Exercise aim
From the records below, pull each line that has "with".

◆ ◆ ◆

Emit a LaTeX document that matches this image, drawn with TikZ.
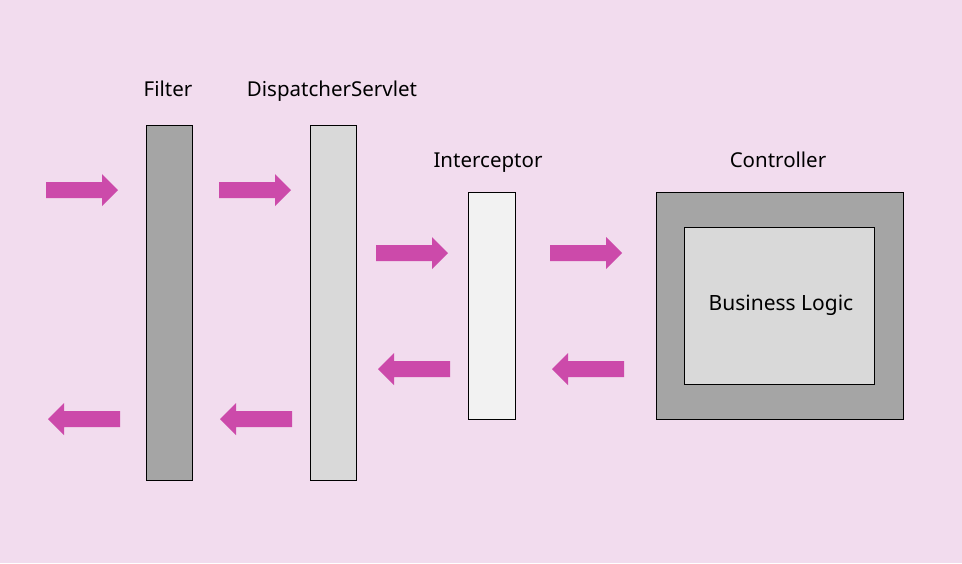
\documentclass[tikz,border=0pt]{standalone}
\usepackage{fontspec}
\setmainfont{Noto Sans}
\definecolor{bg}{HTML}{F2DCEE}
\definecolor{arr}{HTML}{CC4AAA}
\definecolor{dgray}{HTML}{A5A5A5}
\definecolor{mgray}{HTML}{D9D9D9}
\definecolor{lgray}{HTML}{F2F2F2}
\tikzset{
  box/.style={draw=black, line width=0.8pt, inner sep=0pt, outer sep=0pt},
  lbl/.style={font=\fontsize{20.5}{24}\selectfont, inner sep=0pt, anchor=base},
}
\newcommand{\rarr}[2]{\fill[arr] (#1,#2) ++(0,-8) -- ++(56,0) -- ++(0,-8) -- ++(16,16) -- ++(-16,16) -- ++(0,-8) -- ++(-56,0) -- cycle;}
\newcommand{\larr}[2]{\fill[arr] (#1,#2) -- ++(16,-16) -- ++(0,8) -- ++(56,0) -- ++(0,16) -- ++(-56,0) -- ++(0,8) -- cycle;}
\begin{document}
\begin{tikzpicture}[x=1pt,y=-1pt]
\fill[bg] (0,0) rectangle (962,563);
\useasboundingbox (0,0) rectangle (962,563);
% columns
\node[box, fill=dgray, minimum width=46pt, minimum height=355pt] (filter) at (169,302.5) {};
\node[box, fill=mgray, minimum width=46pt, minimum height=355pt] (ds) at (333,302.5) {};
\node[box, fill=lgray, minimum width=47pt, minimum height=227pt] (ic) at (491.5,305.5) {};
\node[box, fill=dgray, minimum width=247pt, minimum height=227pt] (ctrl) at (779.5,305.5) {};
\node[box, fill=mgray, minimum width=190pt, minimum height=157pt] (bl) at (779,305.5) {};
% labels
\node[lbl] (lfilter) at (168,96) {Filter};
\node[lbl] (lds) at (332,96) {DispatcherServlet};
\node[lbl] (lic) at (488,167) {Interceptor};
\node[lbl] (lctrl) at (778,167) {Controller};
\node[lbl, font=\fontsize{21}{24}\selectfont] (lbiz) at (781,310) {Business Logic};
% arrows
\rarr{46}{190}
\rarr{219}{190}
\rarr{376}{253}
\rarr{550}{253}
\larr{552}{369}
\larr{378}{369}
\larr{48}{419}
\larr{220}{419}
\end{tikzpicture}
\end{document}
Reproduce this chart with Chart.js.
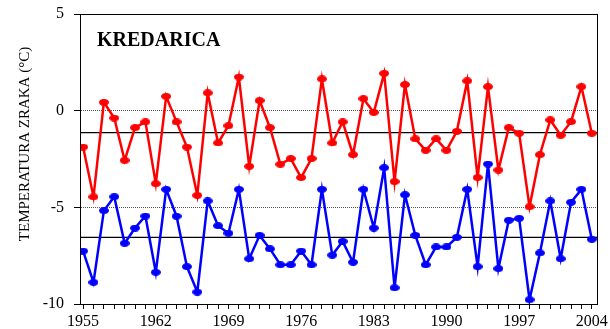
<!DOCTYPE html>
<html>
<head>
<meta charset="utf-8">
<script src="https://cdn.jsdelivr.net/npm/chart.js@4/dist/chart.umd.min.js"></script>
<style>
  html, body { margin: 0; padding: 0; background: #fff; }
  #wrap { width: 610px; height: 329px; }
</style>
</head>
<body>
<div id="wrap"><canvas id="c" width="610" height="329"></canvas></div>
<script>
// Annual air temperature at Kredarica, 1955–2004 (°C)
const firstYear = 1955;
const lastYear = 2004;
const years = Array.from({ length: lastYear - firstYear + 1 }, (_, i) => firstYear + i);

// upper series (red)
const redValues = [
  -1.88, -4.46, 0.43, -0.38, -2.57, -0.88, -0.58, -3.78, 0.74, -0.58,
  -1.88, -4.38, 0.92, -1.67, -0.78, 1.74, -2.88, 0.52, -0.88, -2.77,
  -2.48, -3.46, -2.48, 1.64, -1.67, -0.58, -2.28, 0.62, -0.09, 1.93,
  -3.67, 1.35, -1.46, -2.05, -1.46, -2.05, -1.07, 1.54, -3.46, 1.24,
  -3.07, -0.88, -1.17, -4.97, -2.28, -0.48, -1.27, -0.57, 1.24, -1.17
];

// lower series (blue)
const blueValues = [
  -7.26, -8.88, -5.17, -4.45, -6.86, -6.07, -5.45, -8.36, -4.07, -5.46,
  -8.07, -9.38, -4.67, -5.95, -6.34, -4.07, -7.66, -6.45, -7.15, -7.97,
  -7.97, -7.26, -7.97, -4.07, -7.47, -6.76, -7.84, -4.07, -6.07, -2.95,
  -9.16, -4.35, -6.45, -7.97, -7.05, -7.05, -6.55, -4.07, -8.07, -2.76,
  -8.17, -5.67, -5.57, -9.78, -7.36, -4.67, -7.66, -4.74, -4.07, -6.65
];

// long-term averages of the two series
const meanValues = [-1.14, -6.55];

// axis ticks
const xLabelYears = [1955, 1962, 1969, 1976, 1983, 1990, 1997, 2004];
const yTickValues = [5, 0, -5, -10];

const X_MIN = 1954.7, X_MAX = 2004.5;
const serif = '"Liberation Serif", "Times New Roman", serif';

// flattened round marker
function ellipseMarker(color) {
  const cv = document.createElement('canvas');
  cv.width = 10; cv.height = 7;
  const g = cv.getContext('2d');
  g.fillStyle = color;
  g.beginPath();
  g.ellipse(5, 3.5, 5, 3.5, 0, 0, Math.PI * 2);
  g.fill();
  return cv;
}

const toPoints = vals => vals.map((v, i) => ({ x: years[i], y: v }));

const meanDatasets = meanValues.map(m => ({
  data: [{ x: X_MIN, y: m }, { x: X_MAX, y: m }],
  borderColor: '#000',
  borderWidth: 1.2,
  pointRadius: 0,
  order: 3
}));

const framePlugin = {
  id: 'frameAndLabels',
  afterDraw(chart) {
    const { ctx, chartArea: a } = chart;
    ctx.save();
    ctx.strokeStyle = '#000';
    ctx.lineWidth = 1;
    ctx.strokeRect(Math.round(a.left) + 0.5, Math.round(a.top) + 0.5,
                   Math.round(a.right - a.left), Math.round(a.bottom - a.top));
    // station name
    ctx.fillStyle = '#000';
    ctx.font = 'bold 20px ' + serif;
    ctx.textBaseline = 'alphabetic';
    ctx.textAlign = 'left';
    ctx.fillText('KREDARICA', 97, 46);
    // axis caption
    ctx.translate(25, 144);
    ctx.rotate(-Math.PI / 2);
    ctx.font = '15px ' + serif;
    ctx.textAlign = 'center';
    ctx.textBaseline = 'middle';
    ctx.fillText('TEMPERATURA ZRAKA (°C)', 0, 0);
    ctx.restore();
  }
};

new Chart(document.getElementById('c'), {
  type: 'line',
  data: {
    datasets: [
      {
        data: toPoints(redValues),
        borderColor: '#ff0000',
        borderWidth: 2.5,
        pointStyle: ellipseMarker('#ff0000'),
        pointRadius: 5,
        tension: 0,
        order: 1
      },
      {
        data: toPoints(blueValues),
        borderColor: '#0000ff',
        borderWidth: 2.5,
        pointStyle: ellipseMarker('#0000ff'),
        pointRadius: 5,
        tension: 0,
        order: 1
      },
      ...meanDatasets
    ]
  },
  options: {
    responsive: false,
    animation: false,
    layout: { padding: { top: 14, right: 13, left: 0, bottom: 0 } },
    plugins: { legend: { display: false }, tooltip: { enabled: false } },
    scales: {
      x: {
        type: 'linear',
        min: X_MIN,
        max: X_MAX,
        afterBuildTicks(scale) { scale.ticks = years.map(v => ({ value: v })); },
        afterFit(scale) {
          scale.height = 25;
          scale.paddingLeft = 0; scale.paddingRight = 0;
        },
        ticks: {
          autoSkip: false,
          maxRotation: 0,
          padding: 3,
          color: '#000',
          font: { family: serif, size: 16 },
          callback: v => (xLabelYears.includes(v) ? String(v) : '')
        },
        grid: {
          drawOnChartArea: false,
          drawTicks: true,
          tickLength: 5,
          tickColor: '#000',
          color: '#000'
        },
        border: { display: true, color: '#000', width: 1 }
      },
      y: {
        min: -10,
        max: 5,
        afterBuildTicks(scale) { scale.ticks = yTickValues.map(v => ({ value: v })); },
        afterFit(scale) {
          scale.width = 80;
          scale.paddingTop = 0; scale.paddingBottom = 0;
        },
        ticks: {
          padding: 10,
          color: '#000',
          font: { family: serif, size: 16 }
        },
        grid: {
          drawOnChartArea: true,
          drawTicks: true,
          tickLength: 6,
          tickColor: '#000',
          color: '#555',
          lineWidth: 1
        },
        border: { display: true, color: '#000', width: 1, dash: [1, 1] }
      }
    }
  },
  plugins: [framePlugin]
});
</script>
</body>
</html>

◆ ◆ ◆

Output
Emit a LaTeX document that matches this image, drawn with TikZ.
Reproduce this chart with Chart.js.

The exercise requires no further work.